The essence of Marxism is seeking truth from facts. That's what we should advocate, not 
book worship. The reform and the open policy have been successful not because we 
relied on books, but because we relied on practice and sought truth from facts. It was the 
peasants who invented the household contract responsibility system with remuneration 
linked to output. Many of the good ideas in rural reform came from people at the grass 
roots. We processed them and raised them to the level of guidelines for the whole 
country. Practice is the sole criterion for testing truth. I haven't read too many books, but 
there is one thing I believe in: Chairman Mao's principle of seeking truth from facts. That 
is the principle we relied on when we were fighting wars, and we continue to rely on it in 
construction and reform.

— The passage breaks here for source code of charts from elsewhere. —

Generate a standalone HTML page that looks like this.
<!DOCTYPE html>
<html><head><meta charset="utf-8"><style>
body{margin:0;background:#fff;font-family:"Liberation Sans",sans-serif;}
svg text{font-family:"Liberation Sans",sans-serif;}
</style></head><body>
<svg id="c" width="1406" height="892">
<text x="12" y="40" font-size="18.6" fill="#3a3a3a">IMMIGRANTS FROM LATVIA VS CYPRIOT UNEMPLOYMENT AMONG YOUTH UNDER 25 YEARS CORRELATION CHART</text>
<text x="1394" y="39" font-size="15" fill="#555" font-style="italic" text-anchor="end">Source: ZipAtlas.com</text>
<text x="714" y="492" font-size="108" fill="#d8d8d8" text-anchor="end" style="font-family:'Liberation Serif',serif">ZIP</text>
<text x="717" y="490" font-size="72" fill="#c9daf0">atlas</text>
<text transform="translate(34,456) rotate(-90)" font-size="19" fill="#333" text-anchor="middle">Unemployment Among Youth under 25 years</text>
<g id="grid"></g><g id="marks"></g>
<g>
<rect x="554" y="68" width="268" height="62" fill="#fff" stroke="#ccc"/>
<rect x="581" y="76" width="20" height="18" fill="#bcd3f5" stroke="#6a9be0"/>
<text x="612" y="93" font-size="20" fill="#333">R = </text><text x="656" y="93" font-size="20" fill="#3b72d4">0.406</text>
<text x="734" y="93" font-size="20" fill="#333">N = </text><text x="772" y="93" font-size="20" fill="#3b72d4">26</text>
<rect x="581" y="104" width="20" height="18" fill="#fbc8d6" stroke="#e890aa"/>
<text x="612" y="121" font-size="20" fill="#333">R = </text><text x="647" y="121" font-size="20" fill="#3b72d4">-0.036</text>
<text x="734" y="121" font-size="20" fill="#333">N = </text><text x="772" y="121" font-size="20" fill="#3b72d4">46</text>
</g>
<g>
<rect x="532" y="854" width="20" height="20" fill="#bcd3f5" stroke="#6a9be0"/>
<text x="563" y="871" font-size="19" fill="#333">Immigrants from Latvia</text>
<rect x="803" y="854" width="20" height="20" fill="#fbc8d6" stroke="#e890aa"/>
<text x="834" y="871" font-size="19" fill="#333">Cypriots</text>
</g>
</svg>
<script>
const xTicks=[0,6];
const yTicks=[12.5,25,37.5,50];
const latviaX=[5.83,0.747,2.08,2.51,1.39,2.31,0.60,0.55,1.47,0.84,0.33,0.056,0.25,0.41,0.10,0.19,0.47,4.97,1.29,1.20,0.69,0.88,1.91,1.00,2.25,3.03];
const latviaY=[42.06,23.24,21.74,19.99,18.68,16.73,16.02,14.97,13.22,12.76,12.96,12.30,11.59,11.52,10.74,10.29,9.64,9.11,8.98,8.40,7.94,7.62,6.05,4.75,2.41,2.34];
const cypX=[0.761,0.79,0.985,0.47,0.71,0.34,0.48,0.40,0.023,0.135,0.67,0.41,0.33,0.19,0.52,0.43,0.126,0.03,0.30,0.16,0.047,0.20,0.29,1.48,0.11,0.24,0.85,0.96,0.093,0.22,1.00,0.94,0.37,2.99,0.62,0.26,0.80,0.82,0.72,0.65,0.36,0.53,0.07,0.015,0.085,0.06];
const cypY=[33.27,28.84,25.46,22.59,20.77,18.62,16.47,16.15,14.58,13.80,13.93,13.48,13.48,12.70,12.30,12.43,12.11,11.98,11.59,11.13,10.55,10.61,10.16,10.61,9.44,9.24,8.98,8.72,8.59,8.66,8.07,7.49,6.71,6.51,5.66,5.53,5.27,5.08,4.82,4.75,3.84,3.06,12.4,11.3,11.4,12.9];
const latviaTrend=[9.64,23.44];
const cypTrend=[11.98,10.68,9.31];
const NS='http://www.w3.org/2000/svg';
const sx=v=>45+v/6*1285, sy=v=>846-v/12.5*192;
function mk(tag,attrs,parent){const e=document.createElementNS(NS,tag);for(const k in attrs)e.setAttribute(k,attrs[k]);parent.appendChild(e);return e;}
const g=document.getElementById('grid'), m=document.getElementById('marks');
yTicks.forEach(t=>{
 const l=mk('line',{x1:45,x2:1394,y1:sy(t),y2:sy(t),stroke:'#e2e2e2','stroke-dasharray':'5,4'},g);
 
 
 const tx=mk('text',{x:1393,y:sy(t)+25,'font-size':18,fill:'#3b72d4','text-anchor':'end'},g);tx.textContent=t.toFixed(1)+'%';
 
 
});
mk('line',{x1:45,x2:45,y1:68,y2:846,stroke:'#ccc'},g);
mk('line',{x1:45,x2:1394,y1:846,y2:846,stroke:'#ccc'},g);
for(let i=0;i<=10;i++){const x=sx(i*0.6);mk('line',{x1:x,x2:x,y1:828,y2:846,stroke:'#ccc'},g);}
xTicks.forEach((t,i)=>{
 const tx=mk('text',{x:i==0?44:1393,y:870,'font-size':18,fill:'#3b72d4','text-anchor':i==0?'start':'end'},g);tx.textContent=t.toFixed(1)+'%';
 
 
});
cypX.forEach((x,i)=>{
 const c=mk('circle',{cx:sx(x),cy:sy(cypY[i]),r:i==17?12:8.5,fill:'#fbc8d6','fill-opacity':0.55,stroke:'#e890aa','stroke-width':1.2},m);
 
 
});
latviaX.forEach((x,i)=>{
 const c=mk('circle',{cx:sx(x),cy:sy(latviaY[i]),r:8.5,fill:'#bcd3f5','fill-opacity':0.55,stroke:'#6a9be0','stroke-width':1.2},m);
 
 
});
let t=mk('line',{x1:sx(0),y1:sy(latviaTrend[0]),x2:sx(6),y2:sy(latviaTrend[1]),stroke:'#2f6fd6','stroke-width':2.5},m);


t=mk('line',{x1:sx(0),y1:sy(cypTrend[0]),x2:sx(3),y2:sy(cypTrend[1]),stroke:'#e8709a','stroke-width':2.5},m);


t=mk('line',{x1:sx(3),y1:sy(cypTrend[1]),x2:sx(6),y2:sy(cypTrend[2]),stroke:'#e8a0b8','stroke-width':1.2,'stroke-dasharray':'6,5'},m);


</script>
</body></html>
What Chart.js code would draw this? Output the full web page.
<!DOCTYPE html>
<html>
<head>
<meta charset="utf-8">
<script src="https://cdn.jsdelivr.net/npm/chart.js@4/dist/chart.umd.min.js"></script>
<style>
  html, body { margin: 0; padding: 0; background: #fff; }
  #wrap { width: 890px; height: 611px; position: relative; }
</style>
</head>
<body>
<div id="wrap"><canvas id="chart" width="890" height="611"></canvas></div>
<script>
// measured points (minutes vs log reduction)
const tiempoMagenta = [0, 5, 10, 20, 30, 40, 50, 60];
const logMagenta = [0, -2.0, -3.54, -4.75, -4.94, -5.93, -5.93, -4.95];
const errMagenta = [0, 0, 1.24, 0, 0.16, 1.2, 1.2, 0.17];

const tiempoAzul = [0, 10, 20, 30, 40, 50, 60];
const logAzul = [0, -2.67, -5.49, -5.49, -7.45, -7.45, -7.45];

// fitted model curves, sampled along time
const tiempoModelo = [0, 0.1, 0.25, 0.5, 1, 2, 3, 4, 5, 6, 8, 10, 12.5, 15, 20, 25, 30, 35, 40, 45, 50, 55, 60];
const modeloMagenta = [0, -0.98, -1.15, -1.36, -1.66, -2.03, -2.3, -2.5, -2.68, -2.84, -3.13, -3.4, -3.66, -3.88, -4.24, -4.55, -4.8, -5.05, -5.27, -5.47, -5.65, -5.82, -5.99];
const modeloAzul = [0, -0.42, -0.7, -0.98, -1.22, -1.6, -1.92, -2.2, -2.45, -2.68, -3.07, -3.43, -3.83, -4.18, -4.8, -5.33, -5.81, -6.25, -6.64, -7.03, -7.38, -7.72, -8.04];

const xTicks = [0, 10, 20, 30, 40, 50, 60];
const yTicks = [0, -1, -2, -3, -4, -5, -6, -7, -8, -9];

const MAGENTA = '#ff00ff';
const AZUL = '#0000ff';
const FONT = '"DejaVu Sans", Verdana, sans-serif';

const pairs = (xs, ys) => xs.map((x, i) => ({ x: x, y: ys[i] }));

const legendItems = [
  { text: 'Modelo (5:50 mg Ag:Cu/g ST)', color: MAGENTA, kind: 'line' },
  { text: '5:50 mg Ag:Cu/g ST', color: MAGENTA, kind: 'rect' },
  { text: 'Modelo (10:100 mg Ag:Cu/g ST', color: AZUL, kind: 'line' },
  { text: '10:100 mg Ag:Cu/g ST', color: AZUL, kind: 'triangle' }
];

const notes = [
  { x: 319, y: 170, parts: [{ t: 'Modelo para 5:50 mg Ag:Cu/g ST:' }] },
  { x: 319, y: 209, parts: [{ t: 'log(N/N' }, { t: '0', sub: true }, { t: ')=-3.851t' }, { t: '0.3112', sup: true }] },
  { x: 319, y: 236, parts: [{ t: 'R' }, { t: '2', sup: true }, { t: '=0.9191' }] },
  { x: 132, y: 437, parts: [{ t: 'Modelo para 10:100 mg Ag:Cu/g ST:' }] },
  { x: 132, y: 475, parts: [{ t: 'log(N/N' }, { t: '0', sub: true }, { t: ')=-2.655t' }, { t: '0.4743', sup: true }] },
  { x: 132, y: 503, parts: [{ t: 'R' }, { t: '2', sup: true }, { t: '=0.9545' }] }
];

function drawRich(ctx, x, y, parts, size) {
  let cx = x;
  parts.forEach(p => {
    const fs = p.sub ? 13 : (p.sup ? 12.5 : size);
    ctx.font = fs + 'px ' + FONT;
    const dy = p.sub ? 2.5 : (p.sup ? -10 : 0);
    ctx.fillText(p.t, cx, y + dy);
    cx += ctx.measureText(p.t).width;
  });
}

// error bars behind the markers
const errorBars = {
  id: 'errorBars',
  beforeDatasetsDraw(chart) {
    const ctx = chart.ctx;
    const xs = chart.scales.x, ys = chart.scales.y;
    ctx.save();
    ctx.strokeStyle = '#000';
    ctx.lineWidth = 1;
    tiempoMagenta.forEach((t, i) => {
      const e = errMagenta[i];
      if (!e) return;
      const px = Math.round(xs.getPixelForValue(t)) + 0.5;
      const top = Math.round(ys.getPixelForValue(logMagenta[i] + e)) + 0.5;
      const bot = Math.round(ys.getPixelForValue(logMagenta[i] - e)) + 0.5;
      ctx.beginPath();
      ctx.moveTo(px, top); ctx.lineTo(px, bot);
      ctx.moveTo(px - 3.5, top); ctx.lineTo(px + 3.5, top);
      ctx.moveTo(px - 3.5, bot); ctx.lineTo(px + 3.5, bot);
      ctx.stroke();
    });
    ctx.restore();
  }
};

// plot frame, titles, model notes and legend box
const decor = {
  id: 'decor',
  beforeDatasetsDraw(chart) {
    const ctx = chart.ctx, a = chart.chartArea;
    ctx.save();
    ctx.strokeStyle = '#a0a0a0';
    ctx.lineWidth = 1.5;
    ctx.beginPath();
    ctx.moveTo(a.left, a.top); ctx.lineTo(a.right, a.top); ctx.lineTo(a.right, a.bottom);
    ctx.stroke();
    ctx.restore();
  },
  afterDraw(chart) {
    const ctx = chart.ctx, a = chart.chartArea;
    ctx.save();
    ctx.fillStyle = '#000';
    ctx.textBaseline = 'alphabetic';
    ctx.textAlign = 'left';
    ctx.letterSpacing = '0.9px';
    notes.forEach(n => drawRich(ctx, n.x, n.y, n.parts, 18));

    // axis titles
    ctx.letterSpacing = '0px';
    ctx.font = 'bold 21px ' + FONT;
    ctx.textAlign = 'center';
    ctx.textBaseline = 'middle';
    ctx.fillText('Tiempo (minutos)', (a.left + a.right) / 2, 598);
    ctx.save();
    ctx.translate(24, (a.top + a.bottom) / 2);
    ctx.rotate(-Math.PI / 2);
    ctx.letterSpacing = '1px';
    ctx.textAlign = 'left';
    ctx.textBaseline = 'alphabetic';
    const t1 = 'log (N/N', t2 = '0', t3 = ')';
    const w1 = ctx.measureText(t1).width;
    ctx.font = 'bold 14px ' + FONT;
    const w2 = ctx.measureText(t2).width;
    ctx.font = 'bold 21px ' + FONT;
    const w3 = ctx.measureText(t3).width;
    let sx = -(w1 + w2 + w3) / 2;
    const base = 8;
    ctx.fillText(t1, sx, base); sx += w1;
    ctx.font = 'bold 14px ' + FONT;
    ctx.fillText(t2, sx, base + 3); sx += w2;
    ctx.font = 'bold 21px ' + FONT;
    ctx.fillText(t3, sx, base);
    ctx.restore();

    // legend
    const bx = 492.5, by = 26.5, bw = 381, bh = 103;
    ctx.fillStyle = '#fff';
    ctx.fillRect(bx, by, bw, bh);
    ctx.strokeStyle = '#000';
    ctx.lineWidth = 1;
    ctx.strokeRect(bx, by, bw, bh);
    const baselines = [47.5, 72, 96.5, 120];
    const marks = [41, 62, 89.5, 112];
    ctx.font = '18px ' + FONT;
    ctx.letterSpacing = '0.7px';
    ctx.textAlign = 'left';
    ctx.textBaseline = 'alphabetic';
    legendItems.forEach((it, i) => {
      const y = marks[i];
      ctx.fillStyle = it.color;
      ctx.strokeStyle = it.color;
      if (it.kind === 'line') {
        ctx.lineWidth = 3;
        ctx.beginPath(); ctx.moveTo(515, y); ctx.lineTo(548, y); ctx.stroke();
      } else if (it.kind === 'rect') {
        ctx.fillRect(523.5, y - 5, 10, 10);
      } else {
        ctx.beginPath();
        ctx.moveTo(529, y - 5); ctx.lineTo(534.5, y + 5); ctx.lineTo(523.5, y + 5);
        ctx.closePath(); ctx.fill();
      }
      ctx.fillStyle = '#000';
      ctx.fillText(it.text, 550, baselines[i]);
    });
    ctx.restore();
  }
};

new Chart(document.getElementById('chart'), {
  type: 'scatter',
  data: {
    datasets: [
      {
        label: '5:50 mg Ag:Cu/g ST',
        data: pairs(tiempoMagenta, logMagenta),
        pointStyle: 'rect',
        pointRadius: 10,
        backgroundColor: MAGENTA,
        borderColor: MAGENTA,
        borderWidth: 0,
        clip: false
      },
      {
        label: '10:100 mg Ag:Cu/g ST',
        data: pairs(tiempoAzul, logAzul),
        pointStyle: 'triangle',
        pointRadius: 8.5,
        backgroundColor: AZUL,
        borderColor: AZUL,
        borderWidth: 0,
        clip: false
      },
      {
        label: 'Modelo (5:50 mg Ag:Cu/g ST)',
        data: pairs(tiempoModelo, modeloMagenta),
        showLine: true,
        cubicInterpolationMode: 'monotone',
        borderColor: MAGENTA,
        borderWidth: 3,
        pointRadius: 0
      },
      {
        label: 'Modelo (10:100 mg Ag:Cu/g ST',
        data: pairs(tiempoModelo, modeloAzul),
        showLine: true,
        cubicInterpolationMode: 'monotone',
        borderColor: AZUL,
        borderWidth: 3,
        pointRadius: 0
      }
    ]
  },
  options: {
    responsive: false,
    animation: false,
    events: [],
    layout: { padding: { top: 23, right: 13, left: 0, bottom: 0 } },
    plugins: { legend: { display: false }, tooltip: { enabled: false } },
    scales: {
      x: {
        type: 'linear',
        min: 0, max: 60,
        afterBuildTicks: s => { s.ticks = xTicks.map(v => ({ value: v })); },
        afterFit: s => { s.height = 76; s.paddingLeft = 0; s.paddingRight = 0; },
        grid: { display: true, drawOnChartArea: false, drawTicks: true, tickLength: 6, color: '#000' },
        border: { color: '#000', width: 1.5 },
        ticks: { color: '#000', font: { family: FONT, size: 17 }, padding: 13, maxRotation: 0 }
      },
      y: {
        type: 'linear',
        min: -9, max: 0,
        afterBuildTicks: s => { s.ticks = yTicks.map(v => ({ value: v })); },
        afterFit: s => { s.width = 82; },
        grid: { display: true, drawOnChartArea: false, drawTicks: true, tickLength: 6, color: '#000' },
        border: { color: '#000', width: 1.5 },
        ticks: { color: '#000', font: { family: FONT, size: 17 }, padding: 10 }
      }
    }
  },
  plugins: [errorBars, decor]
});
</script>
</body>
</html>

We have advocated Marxism all our lives. Actually, Marxism is 
not abstruse. It is a plain thing, a very plain truth. 

VI 

I am convinced that more and more people will come to believe in Marxism, because it is 
a science. Using historical materialism, it has uncovered the laws governing the 
development of human society. Feudal society replaced slave society, capitalism 
supplanted feudalism, and, after a long time, socialism will necessarily supersede 
capitalism. This is an irreversible general trend of historical development, but the road 
has many twists and turns. Over the several centuries that it took for capitalism to replace 
feudalism, how many times were monarchies restored! So, in a sense, temporary 
restorations are usual and can hardly be avoided. Some countries have suffered major 
setbacks, and socialism appears to have been weakened. But the people have been 
tempered by the setbacks and have drawn lessons from them, and that will make 
socialism develop in a healthier direction. So don't panic, don't think that Marxism has 
disappeared, that it's not useful any more and that it has been defeated. Nothing of the 
sort! 



Peace and development are the two major issues in the world, and neither one has been 
resolved. Socialist China should show the world through its actions that it is opposed to 
hegemonism and power politics and will never seek hegemony. China is a steadfast force 
for safeguarding world peace. 

We shall push ahead along the road to Chinese-style socialism. Capitalism has been 
developing for several hundred years. How long have we been building socialism? 
Besides, we wasted twenty years. If we can make China a moderately developed country 
within a hundred years from the founding of the People's Republic, that will be an 
extraordinary achievement. The period from now to the middle of the next century will 
be crucial. We must immerse ourselves in hard work: we have difficult tasks to 
accomplish and bear a heavy responsibility.